DIRECTIONS FOR THIS TASK: Give back, exactly as written, the lines from the beginning of the listing through the one that contains "import * as".

INFORMATION SUPPLIED:
***
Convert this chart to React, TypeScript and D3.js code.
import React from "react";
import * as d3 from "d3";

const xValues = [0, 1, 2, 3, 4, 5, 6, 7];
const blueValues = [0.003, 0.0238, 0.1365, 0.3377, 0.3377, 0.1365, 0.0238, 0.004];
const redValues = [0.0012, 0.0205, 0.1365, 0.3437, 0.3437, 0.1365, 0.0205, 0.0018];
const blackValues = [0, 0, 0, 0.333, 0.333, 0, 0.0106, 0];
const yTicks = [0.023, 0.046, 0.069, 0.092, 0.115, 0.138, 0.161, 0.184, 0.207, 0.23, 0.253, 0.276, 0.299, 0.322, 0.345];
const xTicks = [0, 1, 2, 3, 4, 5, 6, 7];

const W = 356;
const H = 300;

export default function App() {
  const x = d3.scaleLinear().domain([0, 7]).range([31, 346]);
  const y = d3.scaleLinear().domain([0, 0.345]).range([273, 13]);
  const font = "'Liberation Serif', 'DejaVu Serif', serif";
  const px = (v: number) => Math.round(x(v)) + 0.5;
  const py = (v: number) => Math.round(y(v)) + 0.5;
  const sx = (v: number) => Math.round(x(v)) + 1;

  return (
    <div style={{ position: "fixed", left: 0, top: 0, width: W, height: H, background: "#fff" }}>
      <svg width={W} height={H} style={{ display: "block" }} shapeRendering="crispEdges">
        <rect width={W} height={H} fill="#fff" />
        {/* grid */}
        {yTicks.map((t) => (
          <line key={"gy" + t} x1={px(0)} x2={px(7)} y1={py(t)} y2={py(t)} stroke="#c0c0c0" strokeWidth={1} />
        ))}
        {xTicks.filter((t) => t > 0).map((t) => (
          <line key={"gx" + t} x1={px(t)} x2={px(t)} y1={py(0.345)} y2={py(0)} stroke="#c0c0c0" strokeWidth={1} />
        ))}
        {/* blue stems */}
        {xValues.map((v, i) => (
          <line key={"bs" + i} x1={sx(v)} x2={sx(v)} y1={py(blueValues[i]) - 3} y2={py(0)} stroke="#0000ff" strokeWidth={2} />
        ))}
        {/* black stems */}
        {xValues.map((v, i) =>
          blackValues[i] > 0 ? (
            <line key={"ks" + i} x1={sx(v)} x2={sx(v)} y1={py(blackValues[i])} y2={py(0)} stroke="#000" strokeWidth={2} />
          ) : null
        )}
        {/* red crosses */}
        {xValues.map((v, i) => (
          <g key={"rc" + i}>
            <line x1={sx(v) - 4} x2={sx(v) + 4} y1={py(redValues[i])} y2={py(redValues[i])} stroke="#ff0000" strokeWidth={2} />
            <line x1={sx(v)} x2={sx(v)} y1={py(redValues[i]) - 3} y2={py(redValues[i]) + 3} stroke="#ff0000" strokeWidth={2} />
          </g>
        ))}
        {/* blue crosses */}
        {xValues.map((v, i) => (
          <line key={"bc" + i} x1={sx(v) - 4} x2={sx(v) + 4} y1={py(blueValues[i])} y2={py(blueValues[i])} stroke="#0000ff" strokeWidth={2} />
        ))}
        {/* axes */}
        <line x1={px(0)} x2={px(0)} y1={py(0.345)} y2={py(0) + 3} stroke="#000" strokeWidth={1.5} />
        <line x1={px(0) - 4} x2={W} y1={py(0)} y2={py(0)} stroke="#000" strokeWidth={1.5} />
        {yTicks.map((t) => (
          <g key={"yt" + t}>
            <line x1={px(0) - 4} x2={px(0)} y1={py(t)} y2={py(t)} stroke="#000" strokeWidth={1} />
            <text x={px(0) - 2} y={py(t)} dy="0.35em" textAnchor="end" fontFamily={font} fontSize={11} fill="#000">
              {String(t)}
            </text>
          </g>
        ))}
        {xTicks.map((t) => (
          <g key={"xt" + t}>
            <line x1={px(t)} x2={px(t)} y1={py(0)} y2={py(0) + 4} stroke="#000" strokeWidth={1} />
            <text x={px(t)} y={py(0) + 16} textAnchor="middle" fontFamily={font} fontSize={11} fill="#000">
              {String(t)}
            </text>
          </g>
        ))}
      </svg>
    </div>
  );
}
***
WRITTEN ANSWER:
Convert this chart to React, TypeScript and D3.js code.
import React from "react";
import * as d3 from "d3";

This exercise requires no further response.